Türk mitolojisi, Türk kültürünün şekillenmesinde ve Türk sanatının gelişmesinde önemli bir rol üstlenmiştir. Türk mitolojisindeki unsurlar, Orta-Asya’dan, İran, Mezopotamya ve Anadolu’ya kadar Türk mezar taşlarında semboller olarak kendini göstermiş, adeta Türk kimlik ve varlığının birer yansıması olmuştur.

***

Üzerine bu mitolojik sembollerin adeta ilmik ilmik işlendiği mezar taşları, Orta-Asya’daki mitolojik sembollerimizin Türkler tarafından gittikleri her bölgeye taşındığının bir ispatı niteliğindedir. Altay Türklerinin Yaratılış Efsanelerinde, uçsuz bucaksız evrende uçan Ülgen, denizden çıkan taşa oturunca rahatlar ve:

“Denizden çıkan taş fırladı çıktı yüze,

Hemence taşı tuttu, bindi taşın üstüne!

Artık Ülgen memnundu, rahatı bulmuş idi.

Üzerinde duracak bir yeri olmuş idi”

***

biçimindeki mitolojik anlatıda görüldüğü gibi taş, yeryüzü, insanlar, bitkiler ve hayvanlar yaratılmadan önce önemli bir işlev üstlenmiştir. Tanrı suda boğulmak üzere olan ve kendisinden yardım isteyen kişiyi kurtarmak için ‘Sağlam bir taş olsun’ der ve suyun dibinden bir taş çıkartır. Mitolojide taş; kurtarıcı, üzerinde durulabilen bir korunak anlamındadır.

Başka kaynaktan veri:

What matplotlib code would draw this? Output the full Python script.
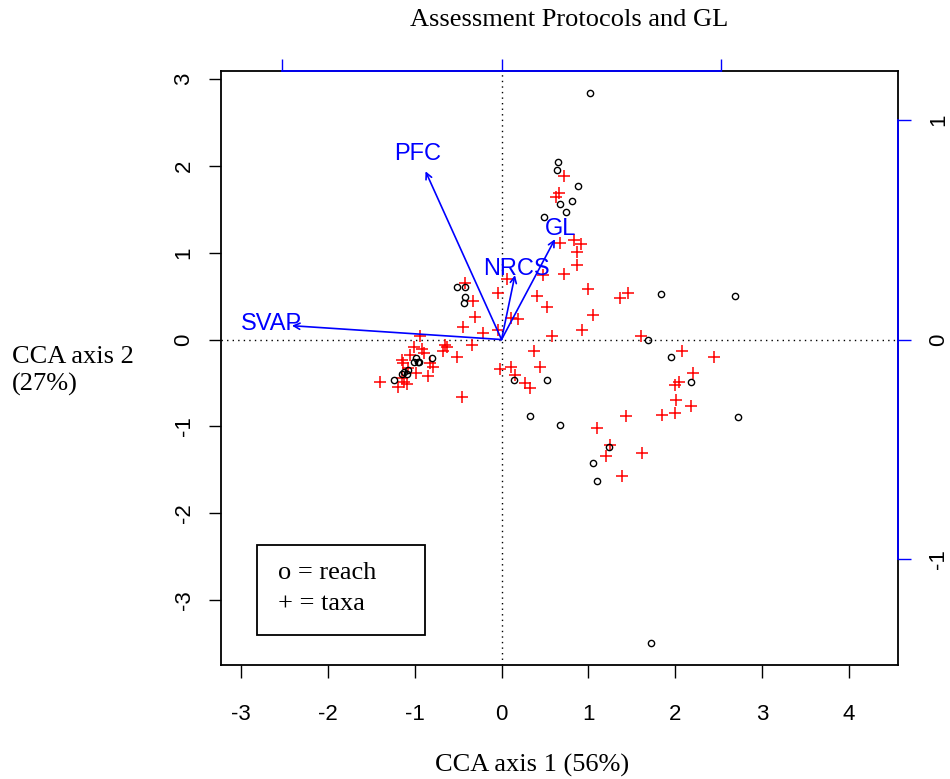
import matplotlib.pyplot as plt
from matplotlib.patches import Rectangle

plt.rcParams["axes.unicode_minus"] = False

# site scores (reach) - black circles
reach_x = [1.018, 0.655, 0.638, 0.876, 0.810, 0.676, 0.741, 0.488,
           -0.508, -0.418, -0.418, -0.436, 1.832, 2.687, 1.682, 1.956,
           2.178, 2.725, 0.143, 0.519, 0.330, 0.678, 1.239, 1.050,
           1.101, 1.717, -0.986, -1.005, -0.966, -0.948, -0.798, -1.072,
           -1.120, -1.141, -1.091, -1.236]
reach_y = [2.839, 2.041, 1.958, 1.768, 1.595, 1.564, 1.465, 1.407,
           0.608, 0.608, 0.495, 0.420, 0.521, 0.504, -0.009, -0.198,
           -0.486, -0.896, -0.470, -0.470, -0.881, -0.979, -1.235, -1.426,
           -1.630, -3.492, -0.210, -0.256, -0.263, -0.259, -0.215, -0.346,
           -0.369, -0.392, -0.392, -0.466]

# species scores (taxa) - red crosses
taxa_x = [-0.441, -0.939, -0.337, -1.005, -0.920, -0.890, -0.652, -0.632,
          -0.678, -0.517, -1.055, -1.150, -1.132, -0.824, -0.786, -1.081,
          -0.989, -0.844, -1.400, -1.189, -1.120, -0.459, -1.147, -1.089,
          -0.421, -0.326, -0.306, -0.211, -0.038, -0.038, 0.059, 0.108,
          0.185, 0.404, 0.526, 0.586, 0.477, 0.718, 0.376, 0.718,
          0.664, 0.623, 0.672, 0.837, 0.914, 0.872, 0.872, 0.991,
          1.367, 1.459, 1.056, 0.929, 1.608, 0.105, -0.018, 0.154,
          0.442, 0.269, 0.327, 2.083, 2.445, 2.204, 2.046, 2.002,
          2.004, 2.186, 1.843, 2.002, 1.436, 1.095, 1.248, 1.198,
          1.622, 1.386]
taxa_y = [0.147, 0.044, -0.063, -0.090, -0.113, -0.152, -0.063, -0.090,
          -0.129, -0.205, -0.179, -0.236, -0.267, -0.267, -0.313, -0.332,
          -0.382, -0.420, -0.493, -0.544, -0.486, -0.666, -0.443, -0.512,
          0.651, 0.443, 0.256, 0.078, 0.109, 0.536, 0.697, 0.251,
          0.233, 0.501, 0.374, 0.040, 0.743, 0.751, -0.129, 1.883,
          1.684, 1.645, 1.115, 1.146, 1.100, 1.004, 0.858, 0.582,
          0.474, 0.541, 0.288, 0.109, 0.040, -0.313, -0.343, -0.409,
          -0.320, -0.504, -0.562, -0.132, -0.202, -0.386, -0.489, -0.524,
          -0.697, -0.766, -0.870, -0.843, -0.881, -1.019, -1.212, -1.342,
          -1.311, -1.572]

# environmental biplot scores
env_names = ["SVAP", "PFC", "NRCS", "GL"]
env_x = [-0.954, -0.346, 0.061, 0.243]
env_y = [0.063, 0.766, 0.293, 0.457]
mult = 2.53

serif = "Liberation Serif"
sans = "Liberation Sans"

fig = plt.figure(figsize=(9.5, 7.79), dpi=100)
ax = fig.add_axes([0.2326, 0.1463, 0.7126, 0.7625])
xlim = (-3.2305, 4.5637)
ylim = (-3.7487, 3.0922)

ax.axhline(0, color="black", lw=1, ls=(0, (1, 3)), zorder=1)
ax.axvline(0, color="black", lw=1, ls=(0, (1, 3)), zorder=1)

ax.plot(taxa_x, taxa_y, "+", color="red", ms=8, mew=1.1, zorder=2)
ax.plot(reach_x, reach_y, "o", mfc="none", mec="black", ms=4.5, mew=1.0, zorder=3)

for name, ex, ey in zip(env_names, env_x, env_y):
    ax.annotate("", xy=(ex * mult, ey * mult), xytext=(0, 0),
                arrowprops=dict(arrowstyle="->", color="blue", lw=1.2,
                                mutation_scale=11, shrinkA=0, shrinkB=0),
                zorder=4)
    ax.text(ex * mult * 1.1, ey * mult * 1.1, name, color="blue",
            family=sans, fontsize=17, ha="center", va="center", zorder=5)

ax.set_xlim(xlim)
ax.set_ylim(ylim)
ax.set_xticks(range(-3, 5))
ax.set_yticks(range(-3, 4))
ax.tick_params(direction="out", length=9, width=1, labelsize=16)
ax.tick_params(axis="x", pad=19)
ax.tick_params(axis="y", pad=10)
for lab in ax.get_xticklabels() + ax.get_yticklabels():
    lab.set_family(sans)
for lab in ax.get_yticklabels():
    lab.set_rotation(90)
    lab.set_va("center")
for s in ax.spines.values():
    s.set_linewidth(1.3)

# legend box
ax.add_patch(Rectangle((-2.816, -3.403), 1.934, 1.036, fill=False, lw=1.3,
                       edgecolor="black", zorder=5))
ax.text(-2.573, -2.689, "o = reach", family=serif, fontsize=19, va="center")
ax.text(-2.573, -3.046, "+ = taxa", family=serif, fontsize=19, va="center")

# biplot axes (top / right) in blue
axt = ax.twiny()
axt.set_xlim(xlim[0] / mult, xlim[1] / mult)
axt.set_xticks([-1, 0, 1])
axt.tick_params(axis="x", direction="out", length=9, width=1, colors="blue",
                labeltop=False)
axt.spines["top"].set_bounds(-1, 1)
axt.spines["top"].set_color("blue")
axt.spines["top"].set_linewidth(1.3)
for k in ["left", "right", "bottom"]:
    axt.spines[k].set_visible(False)

axr = ax.twinx()
axr.set_ylim(ylim[0] / mult, ylim[1] / mult)
axr.set_yticks([-1, 0, 1])
axr.tick_params(axis="y", direction="out", length=9, width=1, color="blue",
                labelcolor="black", labelsize=16, pad=13)
for lab in axr.get_yticklabels():
    lab.set_rotation(90)
    lab.set_va("center")
    lab.set_family(sans)
axr.spines["right"].set_bounds(-1, 1)
axr.spines["right"].set_color("blue")
axr.spines["right"].set_linewidth(1.3)
for k in ["left", "top", "bottom"]:
    axr.spines[k].set_visible(False)

fig.text(569 / 950, 1 - 20 / 779, "Assessment Protocols and GL", family=serif,
         fontsize=19, ha="center", va="center")
fig.text(532 / 950, 1 - 765 / 779, "CCA axis 1 (56%)", family=serif,
         fontsize=19, ha="center", va="center")
fig.text(12 / 950, 1 - 371 / 779, "CCA axis 2\n(27%)", family=serif,
         fontsize=19, ha="left", va="center", linespacing=1.25)

fig.savefig("out.png", dpi=100)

Türk mitolojisiyle ilgili önemli tespit ve değerlendirmeleri bulunan Prof. Dr. Bahattin Ögel’e göre;

“Türk milletinin başarılarını, yalnızca kılıcının kuvvetine bağlamak doğru değildir. Her Türk ailesinde, gerçeğe dayanan bir tabiat bilgisi vardı. Çünkü onlar, tabiat içinde doğmuş, tabiatta yaşamış ve tabiatı yenmeye çalışmışlardı. Bunun için de bilgileri gerçekti ve gerçeğe dayanıyordu. Tabiat düzenine göre bir mantık ve yine, aynı düzene göre kurulup işleyen bir cemiyet vardı.

***

Hisleri düşüncesi tabiata dayanıyordu ve bundan dolayı da gerçekçi idi. Yine gerçek yönleri ile tanıdığı tabiat olaylarına bir kişilik verip, onlarla beraber yaşamayı da ihmal etmiyordu. Hayaller ve hisler madde ile birleşiyor ve böylece de bir mitoloji doğuyordu. Eski Türklerde, tabiat düzenine göre kurulmuş ve zaman birimlerine göre işleyen bir mitoloji vardı. Bunun için de Türklerde mitoloji, daha çok bir ideal ve ülkü düzeni idi.”

***

Dünya durdukça duran taşlar, en kalıcı belgelerdir. Çünkü taşlar biçimlendirilerek oluşturulan eserler ve insan eli ile üzerine işlenen izler, tarihe ışık tutan geçmişten geleceğe uzanan sağlam köprülerdir.

***

Bu bağlamda kadim mezarlıklarımız hem tarihi açıdan hem de sanatsal açıdan birer kütüphanedir. Toplumsal hafızamızın saklandığı mezarlıklarımızı açık hava müzelerine dönüştürmek gerekmektedir.

***

Bunun için önce mevcut varlıklarımızı tespit etmemiz, envanterini çıkarmamız ve sonra restore etmemiz, geleceğe güvenli bir şekilde aktarmamız gerekiyor.